Why architecture and design invoicing is more than turning tracked hours into a bill.

It is easy to think invoicing should be simple: figure out how many hours were worked, tell the client, and send the bill.

But architecture and design billing usually is not just a timekeeping problem. It is a rules problem and a workflow problem. A firm may bill fixed fee, hourly, by phase, by milestone, by percentage complete, or through a mix of all of those. The invoice has to apply the right rules, reflect the contract, include the right exceptions, and still be clear enough for the client to understand.

What firms think invoicing is

The simple version

  1. Hours worked
  2. Created invoice

The real version

  1. Time data
  2. Contract terms
  3. Phase or hourly rules
  4. Expenses, credits, and taxes
  5. Missing team context
  6. Created invoice

Why the process gets complicated

  1. The fee structure matters

    One project may be hourly. Another may be fixed fee. Another may have hourly add-ons, reimbursables, taxes, credits, retainers, or phase-by-phase progress billing.

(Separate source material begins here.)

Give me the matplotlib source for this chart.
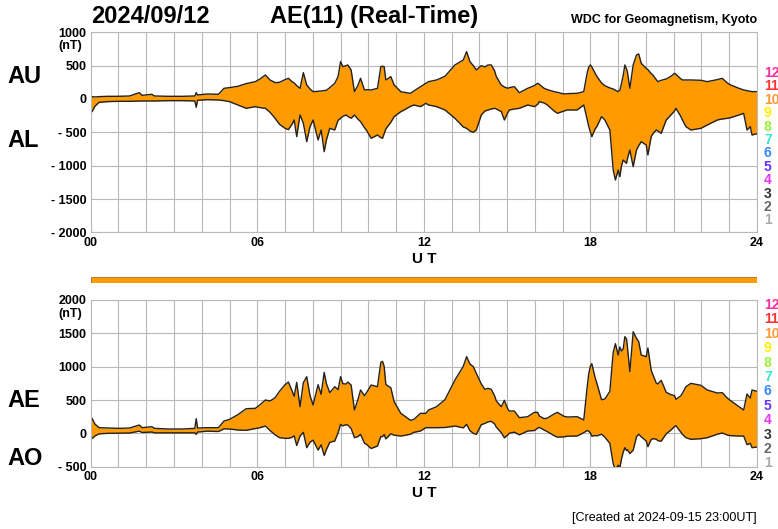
import matplotlib.pyplot as plt
import numpy as np

plt.rcParams["font.family"] = ["Liberation Sans", "DejaVu Sans"]

# hourly AU / AL values (nT), 2024-09-12
hours = [
    0.00, 0.05, 0.15, 0.30, 0.60, 1.00, 1.40, 1.75, 1.85, 2.20, 2.30, 2.80,
    3.30, 3.75, 3.80, 3.85, 4.20, 4.60, 4.80, 5.00, 5.30, 5.60, 5.93, 6.10,
    6.29, 6.46, 6.64, 6.80, 7.00, 7.12, 7.25, 7.33, 7.42, 7.54, 7.66, 7.78,
    7.90, 8.01, 8.19, 8.30, 8.41, 8.49, 8.61, 8.79, 8.91, 9.00, 9.08, 9.20,
    9.26, 9.38, 9.50, 9.62, 9.72, 9.86, 9.95, 10.10, 10.33, 10.45, 10.51, 10.57,
    10.63, 10.69, 10.81, 10.93, 11.17, 11.29, 11.52, 11.64, 11.88, 12.07, 12.17, 12.46,
    12.76, 13.12, 13.42, 13.54, 13.66, 13.78, 13.89, 14.07, 14.20, 14.31, 14.43, 14.55,
    14.61, 14.79, 14.90, 15.03, 15.08, 15.26, 15.44, 15.74, 15.98, 16.10, 16.16, 16.33,
    16.45, 16.69, 16.81, 17.05, 17.17, 17.52, 17.76, 17.88, 17.94, 18.00, 18.05, 18.17,
    18.23, 18.40, 18.52, 18.70, 18.82, 18.90, 19.00, 19.06, 19.12, 19.18, 19.24, 19.30,
    19.33, 19.42, 19.54, 19.66, 19.74, 19.83, 20.01, 20.07, 20.19, 20.25, 20.37, 20.43,
    20.55, 20.73, 20.90, 21.03, 21.08, 21.26, 21.32, 21.44, 21.62, 21.98, 22.21, 22.57,
    22.75, 22.93, 23.05, 23.35, 23.52, 23.64, 23.76, 23.82, 24.00,
]
au = [
    40, 35, 30, 35, 40, 40, 45, 95, 55, 70, 45, 40,
    40, 45, 95, 60, 75, 70, 160, 170, 190, 230, 260, 300,
    360, 285, 245, 250, 290, 310, 260, 240, 200, 160, 395, 210,
    150, 110, 115, 120, 125, 130, 170, 235, 335, 560, 485, 500,
    510, 435, 110, 200, 310, 135, 140, 135, 160, 485, 490, 485,
    285, 300, 335, 210, 110, 100, 85, 120, 185, 235, 260, 285,
    340, 510, 585, 710, 560, 500, 435, 500, 480, 510, 510, 420,
    335, 210, 180, 160, 170, 185, 95, 160, 200, 235, 220, 160,
    140, 110, 100, 75, 80, 85, 110, 385, 480, 510, 480, 385,
    340, 240, 200, 165, 150, 130, 110, 130, 235, 350, 510, 450,
    410, 160, 510, 660, 675, 535, 460, 440, 380, 360, 290, 260,
    280, 300, 340, 385, 370, 300, 285, 285, 285, 280, 260, 290,
    310, 240, 210, 160, 135, 125, 115, 110, 110,
]
al = [
    -170, -190, -110, -50, -40, -35, -35, -30, -30, -30, -30, -25,
    -25, -30, -125, -20, -10, -15, -25, -40, -90, -140, -115, -130,
    -140, -200, -290, -380, -440, -460, -380, -315, -565, -240, -365, -640,
    -415, -315, -615, -465, -790, -615, -440, -465, -320, -290, -260, -240,
    -260, -290, -240, -300, -340, -430, -480, -590, -540, -580, -590, -520,
    -450, -415, -350, -265, -190, -165, -110, -90, -115, -65, -90, -115,
    -165, -290, -420, -440, -480, -500, -465, -240, -180, -165, -150, -140,
    -150, -190, -315, -200, -165, -150, -140, -90, -115, -80, -40, -60,
    -90, -180, -215, -180, -165, -165, -90, -300, -415, -500, -565, -450,
    -415, -265, -315, -465, -1065, -1215, -1065, -1165, -1000, -915, -940, -965,
    -900, -765, -1015, -765, -700, -640, -690, -840, -565, -520, -465, -480,
    -515, -315, -240, -180, -140, -265, -320, -415, -465, -440, -390, -315,
    -300, -290, -280, -240, -215, -465, -415, -540, -520,
]

t = np.array(hours)
au = np.array(au)
al = np.array(al)
ae = au - al
ao = (au + al) / 2

orange = "#ff9a00"
gridc = "#b8b8b8"
lvl_labels = ["12", "11", "10", "9", "8", "7", "6", "5", "4", "3", "2", "1"]
lvl_colors = ["#ff2d9a", "#ff3030", "#ff9933", "#ffee00", "#99f23a", "#33e8c8",
              "#3388ff", "#6633ff", "#ee33ee", "#333333", "#666666", "#aaaaaa"]

fig = plt.figure(figsize=(7.78, 5.29), dpi=100)
ax1 = fig.add_axes([0.1166, 0.5607, 0.8564, 0.3783])
ax2 = fig.add_axes([0.1166, 0.1178, 0.8564, 0.3151])
bar = fig.add_axes([0.1166, 0.465, 0.8564, 0.0113])


def style(ax, ylo, yhi, yticks, ylabels):
    ax.set_xlim(0, 24)
    ax.set_ylim(ylo, yhi)
    ax.set_xticks(np.arange(0, 25, 1), minor=True)
    ax.set_xticks([0, 6, 12, 18, 24])
    ax.set_xticklabels(["00", "06", "12", "18", "24"], fontsize=9, fontweight="bold")
    ax.set_yticks(yticks)
    ax.set_yticklabels(ylabels, fontsize=9, fontweight="bold")
    ax.grid(True, which="both", axis="x", color=gridc, lw=0.8)
    ax.grid(True, which="major", axis="y", color=gridc, lw=0.8)
    ax.tick_params(which="both", length=0, pad=3)
    ax.set_axisbelow(True)
    for s in ax.spines.values():
        s.set_color(gridc)
        s.set_linewidth(0.8)
    ax.annotate("U T", xy=(0.5, 0), xycoords="axes fraction", xytext=(0, -19),
                textcoords="offset points", ha="center", va="center",
                fontsize=11, fontweight="bold")


# AU / AL panel
ax1.fill_between(t, al, au, color=orange, lw=0)
ax1.plot(t, au, color="#222222", lw=1)
ax1.plot(t, al, color="#222222", lw=1)
style(ax1, -2000, 1000, [-2000, -1500, -1000, -500, 0, 500, 1000],
      ["- 2000", "- 1500", "- 1000", "- 500", "0", "500", "1000"])

# AE / AO panel
ax2.fill_between(t, ao, ae, color=orange, lw=0)
ax2.plot(t, ae, color="#222222", lw=1)
ax2.plot(t, ao, color="#222222", lw=1)
style(ax2, -500, 2000, [-500, 0, 500, 1000, 1500, 2000],
      ["- 500", "0", "500", "1000", "1500", "2000"])

bar.set_xlim(0, 1)
bar.set_ylim(0, 1)
bar.add_patch(plt.Rectangle((0, 0), 1, 1, facecolor=orange, edgecolor="#aa7020", lw=0.6))
bar.axis("off")

fig.text(0.1166, 0.968, "2024/09/12", fontsize=17, fontweight="bold", va="center")
fig.text(0.347, 0.968, "AE(11) (Real-Time)", fontsize=17, fontweight="bold", va="center")
fig.text(0.973, 0.962, "WDC for Geomagnetism, Kyoto", fontsize=9, fontweight="bold",
         ha="right", va="center")
fig.text(0.106, 0.913, "(nT)", fontsize=9, fontweight="bold", ha="right", va="center")
fig.text(0.106, 0.407, "(nT)", fontsize=9, fontweight="bold", ha="right", va="center")
fig.text(0.01, 0.855, "AU", fontsize=17, fontweight="bold", va="center")
fig.text(0.01, 0.735, "AL", fontsize=17, fontweight="bold", va="center")
fig.text(0.01, 0.243, "AE", fontsize=17, fontweight="bold", va="center")
fig.text(0.01, 0.133, "AO", fontsize=17, fontweight="bold", va="center")
fig.text(0.973, 0.02, "[Created at 2024-09-15 23:00UT]", fontsize=9,
         ha="right", va="center")

# activity level scale at the right edge
for i, (lab, c) in enumerate(zip(lvl_labels, lvl_colors)):
    fig.text(0.982, 1 - (73 + i * 13.4) / 529, lab, color=c, fontsize=10,
             fontweight="bold", va="center")
    fig.text(0.982, 1 - (305 + i * 14.4) / 529, lab, color=c, fontsize=10,
             fontweight="bold", va="center")

fig.savefig("out.png", dpi=100)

  2. The invoice has to match the agreement

    The person preparing the invoice needs to know what can be billed now, what should wait, what was already billed, and what the client expects to see.

  3. The information is usually spread out

    Time may be in one system, expenses in another, project notes in email or Slack, and contract details in a proposal or spreadsheet.

The work starts after the hours are known

Time data is useful, but it rarely creates a finished invoice by itself. Someone still has to review the work, apply project rules, decide what belongs on this invoice, check prior billing, chase down missing information, confirm expenses, handle credits or retainers, and make sure the final invoice is ready for the client and for accounting.

That is why small firms can easily spend 10 to 20 hours a month on invoicing after they already know what hours were worked. The expensive part is not only entering time. It is turning scattered billing context into a clean, accurate, client-ready invoice.

What invoicing software should do

Good invoicing software for architects and designers should help the firm move from raw billing inputs to a finished invoice without rebuilding the logic every month. It should keep time, fixed fees, progress billing, expenses, credits, retainers, taxes, and client presentation in one coherent workflow.

The goal is not to make billing feel bigger than it is. The goal is to make it smaller: fewer spreadsheet scrambles, fewer last-minute questions, fewer quiet mistakes, and more time for design work.